The search for the holy grail of regenerative medicine— the ability to "grow back" a perfect body part when one is lost to injury or disease—has been under way for years, yet the steps involved in this seemingly magic process are still poorly understood.
Now researchers at the Salk Institute have identified an essential cellular pathway in zebrafish that paves the way for limb regeneration by unlocking gene expression patterns last seen during embryonic development. They found that a process known as histone demethylation switches cells at the amputation site from an inactive to an active state, which turns on the genes required to build a copy of the lost limb.
"This is the first real molecular insight into what is happening during limb regeneration," says first author Scott Stewart, a postdoctoral researcher in the lab of Juan Carlos Izpisúa Belmonte, who led the Salk team. "Until now, how amputation is translated into gene activation has been like magic. Finally we have a handle on a process we can actually follow."

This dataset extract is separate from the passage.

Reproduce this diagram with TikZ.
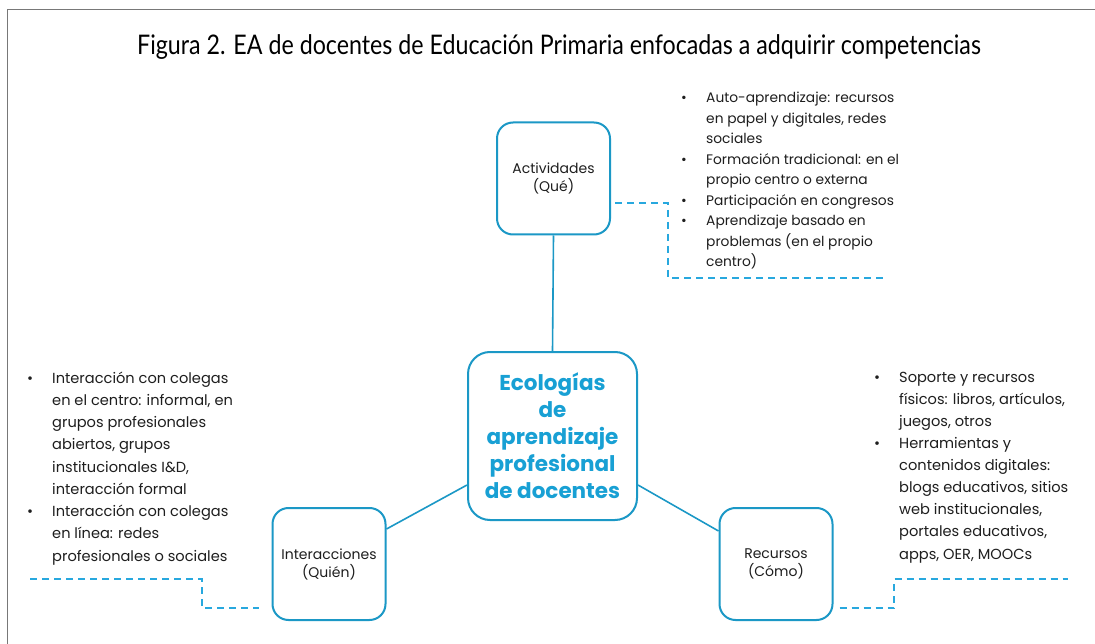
\documentclass[tikz,border=0pt]{standalone}
\usepackage{fontspec}
\setmainfont{Poppins}
\newfontfamily\titlefont[FakeStretch=0.86]{Lato}
\usetikzlibrary{calc}
\definecolor{boxblue}{RGB}{27,152,198}
\definecolor{textblue}{RGB}{24,160,212}
\definecolor{dashblue}{RGB}{40,168,222}
\definecolor{framegray}{RGB}{120,120,120}
\definecolor{bodytext}{RGB}{30,30,30}
\newcommand{\bl}{\makebox[25pt][l]{\textbullet}}
\newcommand{\ind}{\hspace*{25pt}}
\begin{document}
\begin{tikzpicture}[x=1pt,y=-1pt,
  catbox/.style={draw=boxblue, line width=2pt, rounded corners=16pt,
    minimum width=113pt, minimum height=112pt, align=center, inner sep=0pt,
    text=bodytext, font=\fontsize{14}{18}\selectfont},
  centerbox/.style={draw=boxblue, line width=2pt, rounded corners=22pt,
    minimum width=169pt, minimum height=168pt, align=center, inner sep=0pt,
    text=textblue, font=\fontsize{21.5}{27}\selectfont\bfseries},
  link/.style={draw=boxblue, line width=1.6pt},
  dashline/.style={draw=dashblue, line width=2pt, dash pattern=on 7pt off 5pt},
  listtext/.style={align=left, inner sep=0pt, anchor=base west, text=bodytext}
]
\useasboundingbox (0,0) rectangle (1095,644);
\fill[white] (0,0) rectangle (1095,644);
% frame
\draw[framegray, line width=1.5pt] (7.5,644) -- (7.5,9.5) -- (1095,9.5);
% title
\node[font=\titlefont\fontsize{27}{30}\selectfont, anchor=base] (title) at (559,55)
  {Figura 2. EA de docentes de Educación Primaria enfocadas a adquirir competencias};

% boxes
\node[catbox] (act) at (553.5,178.5) {Actividades\\(Qué)};
\node[centerbox] (eco) at (552.5,436) {Ecologías\\de\\aprendizaje\\profesional\\de docentes};
\node[catbox] (inter) at (329,564) {Interacciones\\(Quién)};
\node[catbox] (rec) at (776,564) {Recursos\\(Cómo)};

% connectors
\draw[link] (act.south) -- (eco.north);
\draw[link] ([yshift=-22pt]inter.north east) -- ([yshift=36pt]eco.south west);
\draw[link] ([yshift=36pt]eco.south east) -- ([yshift=-24pt]rec.north west);

% dashed brackets
\coordinate (dtop) at (887,278);
\draw[dashline] ([shift={(4pt,-24.5pt)}]act.east) -- ++(53,0) |- (dtop);
\coordinate (dleft) at (30,579);
\draw[dashline] (dleft) -- (202,579) -- (202,608) -- ([shift={(-13pt,-44pt)}]inter.west);
\coordinate (dright) at (1068,579);
\draw[dashline] ([shift={(6pt,-44pt)}]rec.east) -- (894,608) -- (894,579) -- (dright);

% lists (anchored at the baseline of their last line)
\node[listtext, font=\fontsize{13.8}{20.5}\selectfont] (listact) at (681,267)
{\bl Auto-aprendizaje: recursos\\
 \ind en papel y digitales, redes\\
 \ind sociales\\
 \bl Formación tradicional: en el\\
 \ind propio centro o externa\\
 \bl Participación en congresos\\
 \bl Aprendizaje basado en\\
 \ind problemas (en el propio\\
 \ind centro)};

\node[listtext, font=\fontsize{14.6}{22.25}\selectfont] (listint) at (27,561)
{\bl Interacción con colegas\\
 \ind en el centro: informal, en\\
 \ind grupos profesionales\\
 \ind abiertos, grupos\\
 \ind institucionales I\&D,\\
 \ind interacción formal\\
 \bl Interacción con colegas\\
 \ind en línea: redes\\
 \ind profesionales o sociales};

\node[listtext, font=\fontsize{14.6}{22.1}\selectfont] (listrec) at (874,559)
{\bl Soporte y recursos\\
 \ind físicos: libros, artículos,\\
 \ind juegos, otros\\
 \bl Herramientas y\\
 \ind contenidos digitales:\\
 \ind blogs educativos, sitios\\
 \ind web institucionales,\\
 \ind portales educativos,\\
 \ind apps, OER, MOOCs};
\end{tikzpicture}
\end{document}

Their findings help explain how epimorphic regeneration—the regrowing of morphologically and functionally perfect copies of amputated limbs—is controlled, an important step toward understanding why certain animals can do it and we cannot.
"Our experiments show that normal development and limb regeneration are controlled by similar mechanisms," explains Izpisúa Belmonte, a professor in the Gene Expression Laboratory. "This finding will help us to ask more specific questions about mammalian limb regeneration: Are the same genes involved when we amputate a mammalian limb? If not, what would happen if we turned them on? And if we can affect these methylation marks in an amputated limb, what effect would that have?"